A este paso volveremos al pasado, cuando el grano de trigo, cebada o avena eran unidad monetaria y una forma de pago para médicos y boticarios. He aquí una muestra de lo que pagaban a los médicos a mediados del siglo XIX:
Vacante de cirujano del pueblo de Munárriz, provincia de Pamplona: setenta robos de trigo (un robo equivale a 22 kg de peso) libres de contribución.
Cirujano de la villa de Herrín de Campos, provincia de Valladolid: su dotación consiste en ciento sesenta fanegas de trigo, cobradas por el facultativo por reparto vecinal, y en dos fanegas de trigo por cada señor eclesiástico y su criada, todo libre de contribuciones.
¿Y los boticarios del siglo XIX? Releyendo anuncios publicados en la Gaceta Médica, se aprecia que, mediado el siglo XIX, las boticas eran escasas en los pueblos, siendo imposible encontrar medicamentos básicos para cuidar la salud. No servía de nada contar con un médico cirujano si no había botica ni existencias. Los sufridos vecinos se veían obligados a desplazarse a la ciudad más cercana para hacerse con la medicación necesaria. De ahí los anuncios que se publicaban en la Gaceta Médica ofreciendo los Ayuntamientos trabajo a boticarios que quisieran optar a la plaza «para alivio de los vecinos», con un sueldo de poco más de dos mil reales anuales pagados del caudal de Propios, casa gratis libre de contribuciones y con leña, con la obligación por parte del boticario de dar medicina de balde a doce pobres designados por el Ayuntamiento que padecieran enfermedades agudas, porque los enfermos crónicos podrían ser una gran carga económica para él. Los emolumentos iban descendiendo de año en año y se pagaban mensualmente. Si pagaban en fanegas de trigo, se efectuaba siempre en septiembre, por San Miguel. El número de vecinos era de 500 como máximo.

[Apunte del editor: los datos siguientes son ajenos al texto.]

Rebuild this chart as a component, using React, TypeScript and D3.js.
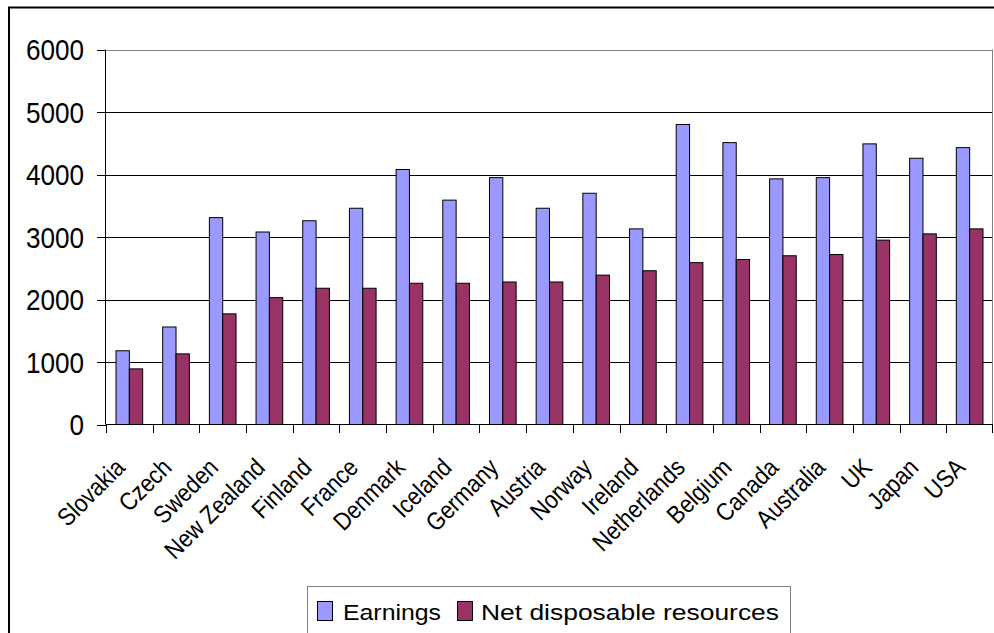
import * as d3 from "d3";

const countries = [
  "Slovakia", "Czech", "Sweden", "New Zealand", "Finland", "France", "Denmark",
  "Iceland", "Germany", "Austria", "Norway", "Ireland", "Netherlands", "Belgium",
  "Canada", "Australia", "UK", "Japan", "USA",
];
const earnings = [
  1180, 1560, 3310, 3080, 3260, 3460, 4080, 3590, 3950, 3460, 3700, 3130, 4800,
  4510, 3930, 3950, 4490, 4260, 4430,
];
const netResources = [
  890, 1130, 1770, 2030, 2180, 2180, 2260, 2260, 2280, 2280, 2390, 2460, 2590,
  2640, 2700, 2720, 2950, 3050, 3130,
];
const seriesNames = ["Earnings", "Net disposable resources"];
const seriesColors = ["#9999ff", "#993366"];
const yTicks = [0, 1000, 2000, 3000, 4000, 5000, 6000];

const W = 994;
const H = 633;
const left = 106;
const right = 993;
const top = 49.5;
const bottom = 424.5;
const font = "'Liberation Sans', Arial, sans-serif";

// legend placement (swatch x, text x, text width)
const legendItems = [
  { sx: 317, tx: 343, len: 98 },
  { sx: 457, tx: 481, len: 298 },
];

export default function App() {
  const x0 = d3.scaleBand<string>().domain(countries).range([left, right]).padding(0);
  const x1 = d3
    .scaleBand<string>()
    .domain(seriesNames)
    .range([0, x0.bandwidth()])
    .paddingInner(0)
    .paddingOuter(0.75);
  const y = d3.scaleLinear().domain([0, 6000]).range([bottom, top]);
  const values = [earnings, netResources];

  return (
    <svg
      width={W}
      height={H}
      style={{ position: "absolute", left: 0, top: 0, background: "#fff" }}
      fontFamily={font}
    >
      {/* outer chart border */}
      <rect x={9} y={7.5} width={W + 20} height={H + 20} fill="none" stroke="#000" strokeWidth={2} />

      {/* gridlines */}
      {yTicks.slice(1).map((t) => (
        <line
          key={t}
          x1={left}
          x2={right}
          y1={Math.round(y(t)) + 0.5}
          y2={Math.round(y(t)) + 0.5}
          stroke={t === 6000 ? "#808080" : "#000"}
          strokeWidth={1}
        />
      ))}
      <line x1={right - 0.5} x2={right - 0.5} y1={top} y2={bottom} stroke="#808080" />

      {/* bars */}
      {countries.map((c, i) => (
        <g key={c} transform={`translate(${x0(c)},0)`}>
          {seriesNames.map((s, k) => (
            <rect
              key={s}
              x={x1(s)}
              y={y(values[k][i])}
              width={x1.bandwidth()}
              height={bottom - y(values[k][i])}
              fill={seriesColors[k]}
              stroke="#000"
              strokeWidth={1}
            />
          ))}
        </g>
      ))}

      {/* y axis */}
      <line x1={left - 0.5} x2={left - 0.5} y1={top} y2={bottom} stroke="#000" />
      {yTicks.map((t) => (
        <g key={t}>
          <line x1={97} x2={left} y1={Math.round(y(t)) + 0.5} y2={Math.round(y(t)) + 0.5} stroke="#000" />
          <text
            transform={`translate(84,${y(t)}) scale(0.87,1)`}
            dy="0.36em"
            textAnchor="end"
            fontSize={30}
          >
            {t}
          </text>
        </g>
      ))}

      {/* x axis */}
      <line x1={left} x2={right} y1={bottom} y2={bottom} stroke="#000" />
      {countries.map((c) => (
        <line
          key={c}
          x1={Math.round(x0(c)!) + 0.5}
          x2={Math.round(x0(c)!) + 0.5}
          y1={bottom}
          y2={433}
          stroke="#000"
        />
      ))}
      <line x1={right - 0.5} x2={right - 0.5} y1={bottom} y2={433} stroke="#000" />
      {countries.map((c) => {
        const cx = x0(c)! + x0.bandwidth() / 2 - 3;
        return (
          <text
            key={c}
            transform={`translate(${cx},469) rotate(-45) scale(0.88,1)`}
            textAnchor="end"
            fontSize={25}
          >
            {c}
          </text>
        );
      })}

      {/* legend */}
      <rect x={307.5} y={586.5} width={483} height={60} fill="#fff" stroke="#808080" />
      {seriesNames.map((s, k) => {
        const it = legendItems[k];
        return (
          <g key={s}>
            <rect x={it.sx + 0.5} y={601.5} width={15} height={19} fill={seriesColors[k]} stroke="#000" />
            <text
              x={it.tx}
              y={620}
              fontSize={22}
              textLength={it.len}
              lengthAdjust="spacingAndGlyphs"
            >
              {s}
            </text>
          </g>
        );
      })}
    </svg>
  );
}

Si importante era el médico, no lo era menos el boticario. Sin medicamentos no había salud, y el boticario era auxiliar indispensable de la medicina, y su responsabilidad muy alta para una recompensa tan corta.
En muchas de esas boticas que se instalaban en los pueblos existía un tomo del Tratado Completo de Toxicología, del Doctor Orfila, traducido al castellano por el Doctor en Farmacia Calvo Asensio. Lo que suponía un esfuerzo económico por parte del boticario, que a veces compraba a plazos el libro. El rey Alfonso XII, durante la primera Exposición Farmacéutica Nacional de 1882, se refirió a los farmacéuticos como «soldados oscuros de la ciencia que trabajan por el bien de la Humanidad».